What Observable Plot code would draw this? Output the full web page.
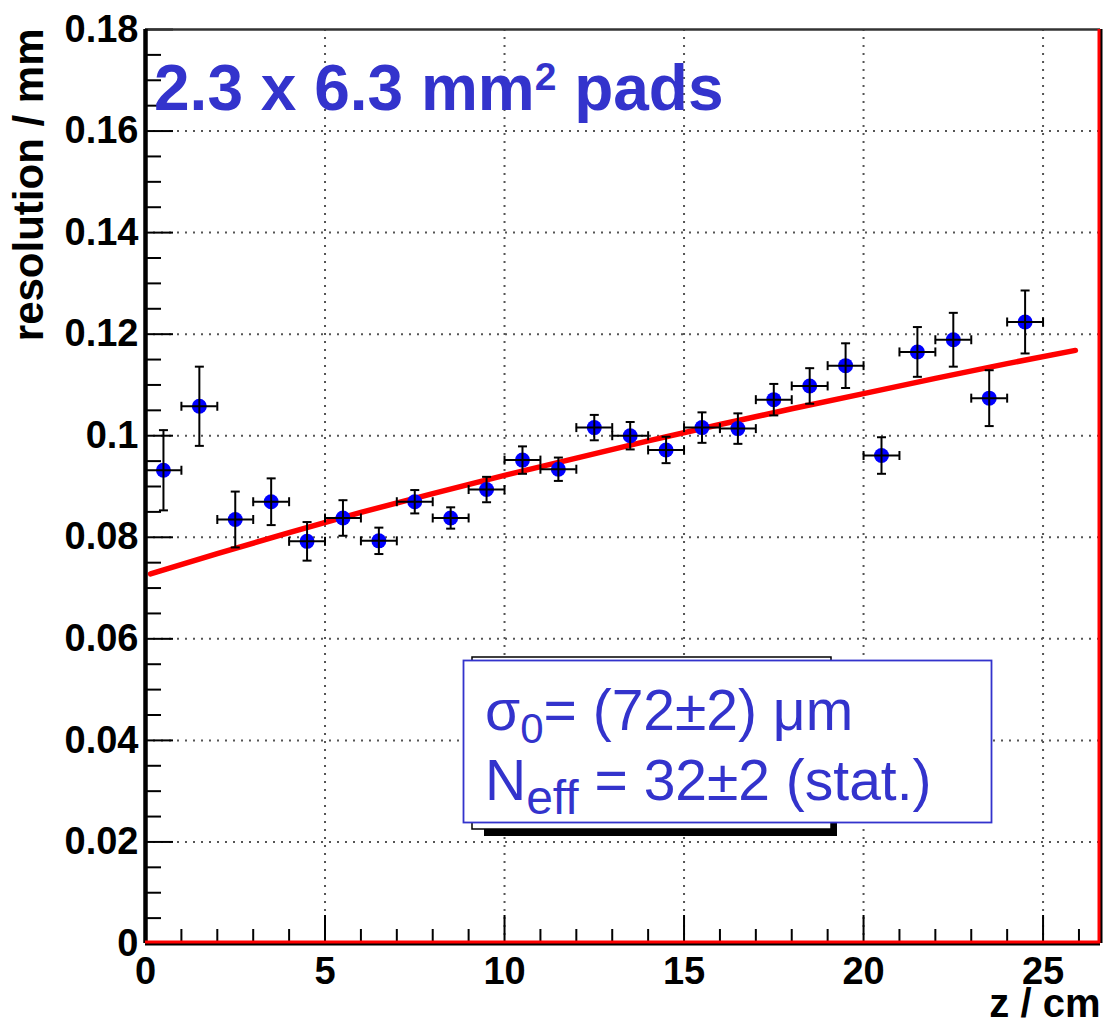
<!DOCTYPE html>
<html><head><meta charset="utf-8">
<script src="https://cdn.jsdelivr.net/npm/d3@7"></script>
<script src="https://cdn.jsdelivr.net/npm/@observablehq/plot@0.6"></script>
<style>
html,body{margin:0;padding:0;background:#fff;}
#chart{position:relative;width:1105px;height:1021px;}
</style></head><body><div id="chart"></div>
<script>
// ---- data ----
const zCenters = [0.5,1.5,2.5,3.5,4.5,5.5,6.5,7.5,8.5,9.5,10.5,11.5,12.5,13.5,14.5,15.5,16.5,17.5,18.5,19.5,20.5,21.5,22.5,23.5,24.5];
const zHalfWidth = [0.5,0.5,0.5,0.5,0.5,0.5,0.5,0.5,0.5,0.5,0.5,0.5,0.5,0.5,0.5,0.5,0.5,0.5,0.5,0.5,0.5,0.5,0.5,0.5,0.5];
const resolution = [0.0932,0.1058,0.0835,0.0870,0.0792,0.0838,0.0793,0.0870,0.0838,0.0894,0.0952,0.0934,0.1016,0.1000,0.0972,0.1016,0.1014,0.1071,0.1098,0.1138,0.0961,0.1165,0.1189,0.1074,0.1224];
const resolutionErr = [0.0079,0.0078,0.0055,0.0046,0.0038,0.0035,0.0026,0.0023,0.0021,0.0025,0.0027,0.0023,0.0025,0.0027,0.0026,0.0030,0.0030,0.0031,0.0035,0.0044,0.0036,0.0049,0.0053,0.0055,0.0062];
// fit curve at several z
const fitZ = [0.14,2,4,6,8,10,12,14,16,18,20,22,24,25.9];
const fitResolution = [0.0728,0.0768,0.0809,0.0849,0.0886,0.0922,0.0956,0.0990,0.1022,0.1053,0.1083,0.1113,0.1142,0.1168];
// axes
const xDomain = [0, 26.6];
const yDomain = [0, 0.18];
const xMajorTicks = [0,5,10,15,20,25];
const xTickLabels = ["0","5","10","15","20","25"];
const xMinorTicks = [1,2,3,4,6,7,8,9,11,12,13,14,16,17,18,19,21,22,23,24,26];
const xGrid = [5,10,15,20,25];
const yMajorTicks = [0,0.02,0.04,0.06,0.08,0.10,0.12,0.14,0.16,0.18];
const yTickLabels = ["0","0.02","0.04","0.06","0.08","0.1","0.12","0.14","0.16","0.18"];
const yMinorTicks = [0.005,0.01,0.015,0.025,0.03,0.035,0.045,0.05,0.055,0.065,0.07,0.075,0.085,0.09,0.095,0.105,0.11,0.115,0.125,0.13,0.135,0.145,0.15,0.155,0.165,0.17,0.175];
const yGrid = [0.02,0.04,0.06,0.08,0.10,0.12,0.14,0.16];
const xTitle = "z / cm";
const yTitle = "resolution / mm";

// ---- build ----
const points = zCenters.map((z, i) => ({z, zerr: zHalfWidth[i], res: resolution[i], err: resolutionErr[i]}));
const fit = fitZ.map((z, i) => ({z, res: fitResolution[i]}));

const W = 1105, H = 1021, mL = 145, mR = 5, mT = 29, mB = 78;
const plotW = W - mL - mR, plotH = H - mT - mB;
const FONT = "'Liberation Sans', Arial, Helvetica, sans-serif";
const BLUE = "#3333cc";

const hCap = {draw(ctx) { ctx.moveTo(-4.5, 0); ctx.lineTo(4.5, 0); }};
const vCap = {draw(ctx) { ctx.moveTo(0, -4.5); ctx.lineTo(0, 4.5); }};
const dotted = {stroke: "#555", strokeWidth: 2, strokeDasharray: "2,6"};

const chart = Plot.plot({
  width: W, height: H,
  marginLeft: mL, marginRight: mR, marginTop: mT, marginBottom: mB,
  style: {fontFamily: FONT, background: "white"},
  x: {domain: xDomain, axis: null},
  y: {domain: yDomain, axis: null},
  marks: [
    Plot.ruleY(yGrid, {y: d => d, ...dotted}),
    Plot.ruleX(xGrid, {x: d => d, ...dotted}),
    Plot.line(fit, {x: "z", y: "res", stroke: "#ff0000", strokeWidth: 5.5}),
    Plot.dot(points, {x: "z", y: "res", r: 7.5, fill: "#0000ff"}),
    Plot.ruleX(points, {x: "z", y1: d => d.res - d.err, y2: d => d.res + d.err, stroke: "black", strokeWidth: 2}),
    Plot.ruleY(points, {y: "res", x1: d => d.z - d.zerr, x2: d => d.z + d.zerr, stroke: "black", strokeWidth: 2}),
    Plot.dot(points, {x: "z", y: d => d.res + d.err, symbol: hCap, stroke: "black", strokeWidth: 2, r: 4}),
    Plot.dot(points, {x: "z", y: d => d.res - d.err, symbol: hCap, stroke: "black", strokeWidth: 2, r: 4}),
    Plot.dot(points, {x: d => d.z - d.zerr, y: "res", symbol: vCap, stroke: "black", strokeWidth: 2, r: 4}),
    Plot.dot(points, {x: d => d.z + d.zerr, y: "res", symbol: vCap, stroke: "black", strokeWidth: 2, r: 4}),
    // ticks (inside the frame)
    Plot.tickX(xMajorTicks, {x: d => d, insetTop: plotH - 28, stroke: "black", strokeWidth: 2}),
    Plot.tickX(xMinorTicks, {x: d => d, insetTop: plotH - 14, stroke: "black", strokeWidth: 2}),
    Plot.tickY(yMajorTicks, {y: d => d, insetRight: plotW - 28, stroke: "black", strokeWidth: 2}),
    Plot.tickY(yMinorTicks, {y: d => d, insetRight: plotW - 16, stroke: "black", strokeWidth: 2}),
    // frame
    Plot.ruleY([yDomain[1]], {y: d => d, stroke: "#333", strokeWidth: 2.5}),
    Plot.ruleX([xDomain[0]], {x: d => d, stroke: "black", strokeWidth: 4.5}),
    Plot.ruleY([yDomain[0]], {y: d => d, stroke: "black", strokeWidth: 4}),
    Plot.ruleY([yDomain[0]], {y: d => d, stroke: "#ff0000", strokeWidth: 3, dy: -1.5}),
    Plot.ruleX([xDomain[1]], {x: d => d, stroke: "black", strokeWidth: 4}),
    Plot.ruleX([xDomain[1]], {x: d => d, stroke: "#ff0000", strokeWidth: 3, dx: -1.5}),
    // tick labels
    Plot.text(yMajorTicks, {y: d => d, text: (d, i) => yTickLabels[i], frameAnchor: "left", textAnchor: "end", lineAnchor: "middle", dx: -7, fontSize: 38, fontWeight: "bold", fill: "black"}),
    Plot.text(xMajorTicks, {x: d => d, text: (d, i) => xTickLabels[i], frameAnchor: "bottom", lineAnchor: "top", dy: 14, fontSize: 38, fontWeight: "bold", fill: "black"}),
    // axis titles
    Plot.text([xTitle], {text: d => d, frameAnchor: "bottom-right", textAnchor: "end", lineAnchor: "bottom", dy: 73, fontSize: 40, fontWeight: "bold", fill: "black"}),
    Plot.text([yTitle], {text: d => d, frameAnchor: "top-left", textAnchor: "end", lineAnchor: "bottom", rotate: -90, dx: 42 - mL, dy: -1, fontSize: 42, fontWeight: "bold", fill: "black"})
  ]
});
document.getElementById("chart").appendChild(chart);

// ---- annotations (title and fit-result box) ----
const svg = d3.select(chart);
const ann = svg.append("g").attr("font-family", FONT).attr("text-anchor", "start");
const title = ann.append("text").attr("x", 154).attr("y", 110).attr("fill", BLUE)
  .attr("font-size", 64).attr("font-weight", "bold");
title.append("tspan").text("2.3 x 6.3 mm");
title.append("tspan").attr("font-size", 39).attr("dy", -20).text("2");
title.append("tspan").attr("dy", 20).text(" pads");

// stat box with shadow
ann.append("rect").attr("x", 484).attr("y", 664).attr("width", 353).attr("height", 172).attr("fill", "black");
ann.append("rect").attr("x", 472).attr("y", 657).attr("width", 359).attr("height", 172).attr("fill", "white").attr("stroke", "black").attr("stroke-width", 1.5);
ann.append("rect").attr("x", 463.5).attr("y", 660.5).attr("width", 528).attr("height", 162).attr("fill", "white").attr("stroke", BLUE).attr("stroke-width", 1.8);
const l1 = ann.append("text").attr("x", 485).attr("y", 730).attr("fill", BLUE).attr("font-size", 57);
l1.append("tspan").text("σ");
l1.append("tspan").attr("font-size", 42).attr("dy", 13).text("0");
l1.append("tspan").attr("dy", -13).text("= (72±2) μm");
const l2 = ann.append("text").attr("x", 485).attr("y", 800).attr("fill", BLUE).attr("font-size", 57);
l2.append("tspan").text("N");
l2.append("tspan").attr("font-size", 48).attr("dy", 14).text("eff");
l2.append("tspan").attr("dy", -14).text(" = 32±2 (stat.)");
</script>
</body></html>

* **Task statement**:
Give again, word for word, every line from the top of the data through the line with "const fit = fitZ.map((z, i)", both ends included, and exclude the pictures.

* **Answer for the task**:
What Observable Plot code would draw this? Output the full web page.
<!DOCTYPE html>
<html><head><meta charset="utf-8">
<script src="https://cdn.jsdelivr.net/npm/d3@7"></script>
<script src="https://cdn.jsdelivr.net/npm/@observablehq/plot@0.6"></script>
<style>
html,body{margin:0;padding:0;background:#fff;}
#chart{position:relative;width:1105px;height:1021px;}
</style></head><body><div id="chart"></div>
<script>
// ---- data ----
const zCenters = [0.5,1.5,2.5,3.5,4.5,5.5,6.5,7.5,8.5,9.5,10.5,11.5,12.5,13.5,14.5,15.5,16.5,17.5,18.5,19.5,20.5,21.5,22.5,23.5,24.5];
const zHalfWidth = [0.5,0.5,0.5,0.5,0.5,0.5,0.5,0.5,0.5,0.5,0.5,0.5,0.5,0.5,0.5,0.5,0.5,0.5,0.5,0.5,0.5,0.5,0.5,0.5,0.5];
const resolution = [0.0932,0.1058,0.0835,0.0870,0.0792,0.0838,0.0793,0.0870,0.0838,0.0894,0.0952,0.0934,0.1016,0.1000,0.0972,0.1016,0.1014,0.1071,0.1098,0.1138,0.0961,0.1165,0.1189,0.1074,0.1224];
const resolutionErr = [0.0079,0.0078,0.0055,0.0046,0.0038,0.0035,0.0026,0.0023,0.0021,0.0025,0.0027,0.0023,0.0025,0.0027,0.0026,0.0030,0.0030,0.0031,0.0035,0.0044,0.0036,0.0049,0.0053,0.0055,0.0062];
// fit curve at several z
const fitZ = [0.14,2,4,6,8,10,12,14,16,18,20,22,24,25.9];
const fitResolution = [0.0728,0.0768,0.0809,0.0849,0.0886,0.0922,0.0956,0.0990,0.1022,0.1053,0.1083,0.1113,0.1142,0.1168];
// axes
const xDomain = [0, 26.6];
const yDomain = [0, 0.18];
const xMajorTicks = [0,5,10,15,20,25];
const xTickLabels = ["0","5","10","15","20","25"];
const xMinorTicks = [1,2,3,4,6,7,8,9,11,12,13,14,16,17,18,19,21,22,23,24,26];
const xGrid = [5,10,15,20,25];
const yMajorTicks = [0,0.02,0.04,0.06,0.08,0.10,0.12,0.14,0.16,0.18];
const yTickLabels = ["0","0.02","0.04","0.06","0.08","0.1","0.12","0.14","0.16","0.18"];
const yMinorTicks = [0.005,0.01,0.015,0.025,0.03,0.035,0.045,0.05,0.055,0.065,0.07,0.075,0.085,0.09,0.095,0.105,0.11,0.115,0.125,0.13,0.135,0.145,0.15,0.155,0.165,0.17,0.175];
const yGrid = [0.02,0.04,0.06,0.08,0.10,0.12,0.14,0.16];
const xTitle = "z / cm";
const yTitle = "resolution / mm";

// ---- build ----
const points = zCenters.map((z, i) => ({z, zerr: zHalfWidth[i], res: resolution[i], err: resolutionErr[i]}));
const fit = fitZ.map((z, i) => ({z, res: fitResolution[i]}));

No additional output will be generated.